Mas arredou-se dessa esfera de acção determinadas situações, nomeadamente e para o que aqui interessa, as previstas na alínea b) do nº 2 do citado artigo 2º, ou seja, a autorização para a prática de actos pelo representante legal do menor quando esteja em causa autorização para outorgarem partilha extrajudicial e o representante legal concorra à sucessão com o seu representado, sendo necessário nomear curador especial, bem como nos casos em que o pedido de autorização seja dependente de processo de inventário ou de interdição.
No presente caso estamos perante um pedido de autorização por parte da mãe de dois menores, como representante legal deles, para alienar bens imóveis pertencentes à herança indivisa, aberta por óbito do pai dos mesmos e seu marido.
Bem atentando neste cenário, essa alienação terá de ser precedida de partilha com inventário obrigatório, sendo que esta representante legal concorre à sucessão com os seus representados.
Trata-se precisamente do mencionado caso previsto no nº 2 do artigo 2º do Decreto-Lei 272/01.
Portanto, o Ministério Público actuou em matéria para a qual a lei excluiu expressamente a sua intervenção. Praticou acto para o qual a lei não lhe conferiu atribuições, logo, com falta de jurisdição.
Ora, tal falta de jurisdição é um vício essencial do acto praticado em que se consubstanciou a autorização concedida, o qual não constitui uma nulidade mas antes inexistência jurídica do acto.
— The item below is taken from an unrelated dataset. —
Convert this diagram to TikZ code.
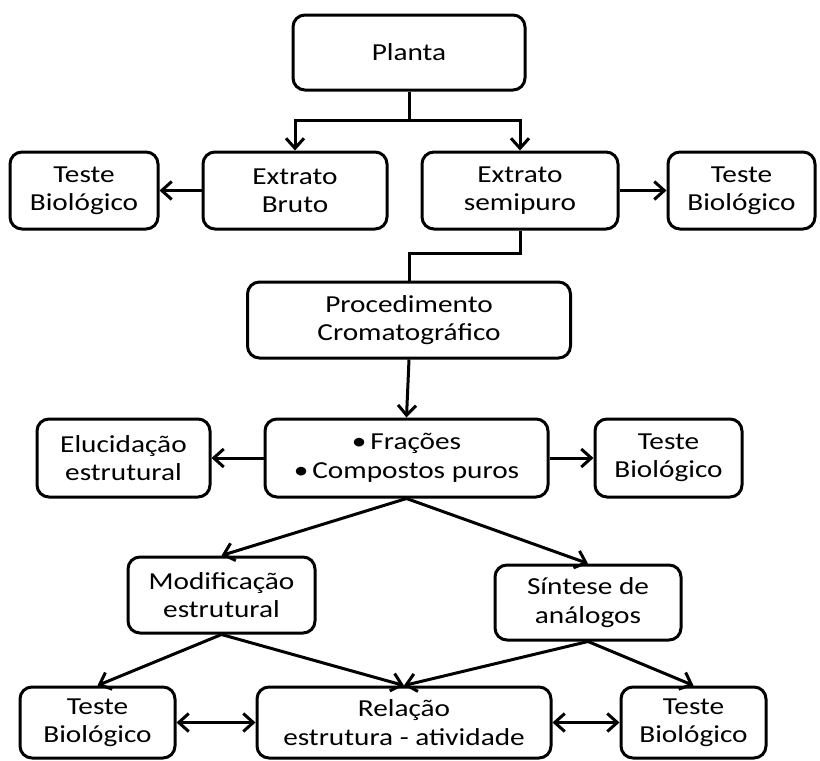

A decisão inexistente é insusceptível de produzir efeitos e, demonstrando-se, em qualquer altura, que existe um vício que corresponde à inexistência jurídica, tudo se passa como se nunca tivesse sido proferida.
Como explica Alberto dos Reis, em Cód. de Processo Civil Anotado, vol. V, pág. 114, sendo inexistente, não só não produz efeitos, tal como a decisão nula (quod nullum est nullum producit effectum), como apenas constitui um «estado de facto com a aparência de sentença».
Portanto, neste recurso demonstrou-se que a decisão do Ministério do Público de autorizar a venda do imóvel pela mãe dos menores é uma decisão inexistente pelo que, embora com fundamentação completamente distinta, o recurso não deixou de surtir o efeito desejado, ou seja, a eliminação de tal decisão.
Pelo exposto delibera-se julgar totalmente procedente o recurso e, em consequência, revoga-se o despacho recorrido, afirmando-se inexistência da decisão do Ministério Público que autorizou a venda dos imóveis pela mãe dos menores.
Custas pela Recorrida em 1ª e 2ª instâncias.

Porto, 24 de Setembro de 2020
Ana Lucinda Cabral
Maria do Carmo Domingues
Atesta-se que o presente acórdão tem voto de concordância do Exmº Desembargador Adjunto José Carvalho, nos termos do disposto no artigo 15º-A do DL 10-A/2020, de 13/3, na redacção introduzida pelo artigo 3º do DL 20/2020, de 1/5.